Saturday 25 February 2012

Panelists doubt web benefits to biz.(LEGIT)(Discussion)

[ILLUSTRATION OMITTED]

The members of Thursday's "Future of Filmmaking" panel hosted by Syracuse U. at Gotham's W Union Square took a surprisingly wary view of the future.

"I'm a guy who sees nothing good having come from the Internet, period," said Sony Pictures boss Michael Lynton, sitting between Anne Hathaway and Nora Ephron. "It seems to have done damage to every part of the entertainment business by creating this notion that people can get whatever they want right now, for free."

Moderator Ken Auletta dryly asked, "So, Michael, what's your next career?" Lynton replied, "Broadband! I'm going to go out there and lay cable."

Hathaway and Ephron noted the upside of digital filmmaking tools, which help ease pressure on actors and directors to nail a take in waning daylight, for example. But they echoed Lynton's skepticism, especially in regard to the blogosphere and online video.

The Web "has given everyone a bathroom wall they can write on," Hathaway said. "Thankfully, we're not in high school anymore ... I just don't look."

All three panelists grappled with why the quality of mainstream films has declined in recent years. Talent windows and gaps in a studio's release schedule are the most common culprits, Lynton said, as is moving quickly before the script is perfected.

"It's just like the war in Iraq," Ephron quipped. "There was a start date, it had a cast, but it was a bad script."

Without naming any names, Hathaway spoke of the awful realizations she's had that she was about to embark on one of those schedule-fillers. "When I feel that way, I'm usually right" she laughed.

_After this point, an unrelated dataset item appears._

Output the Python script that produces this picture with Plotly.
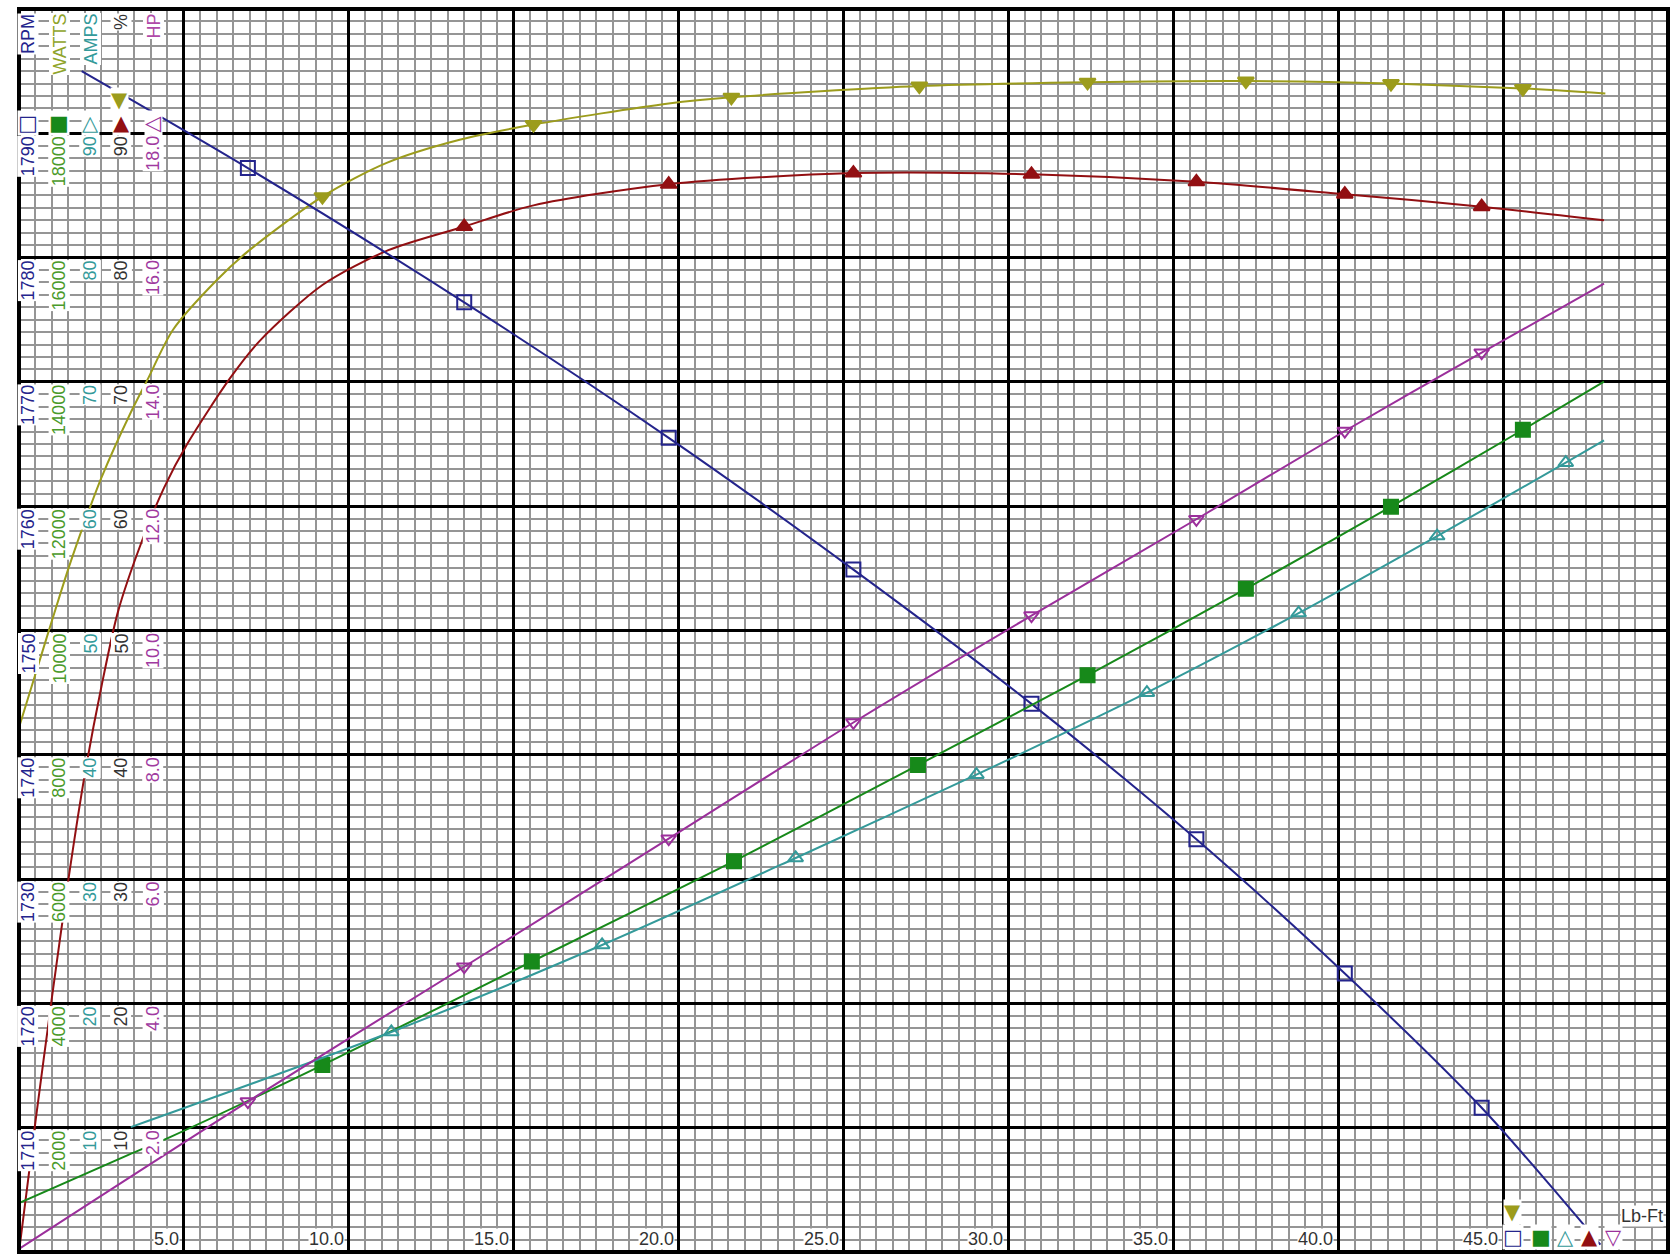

She said cutting her fee to make "Rachel Getting Married" was the kind of move that should be made automatically by stars who believe in low-budget projects. "Why make a movie for $30 million when it should look like it was made for 10?" she said." 'Brokeback Mountain' cost $11 million, and it was absolutely gorgeous. I think I made SAG day rate for that one."

Ephron said she mistrusts studios' frequent cries of poverty, especially their claims that talent and writer-director costs have hit them hard.

"I look at the movie business as this giant Ponzi scheme set up to compensate a small number of people" she said. "Everything about it is puffed up, including the executives. You wouldn't believe the scale of wealth in Hollywood. They live like pashas. I know people live like that here, too, but we all live in apartments so you can't see it."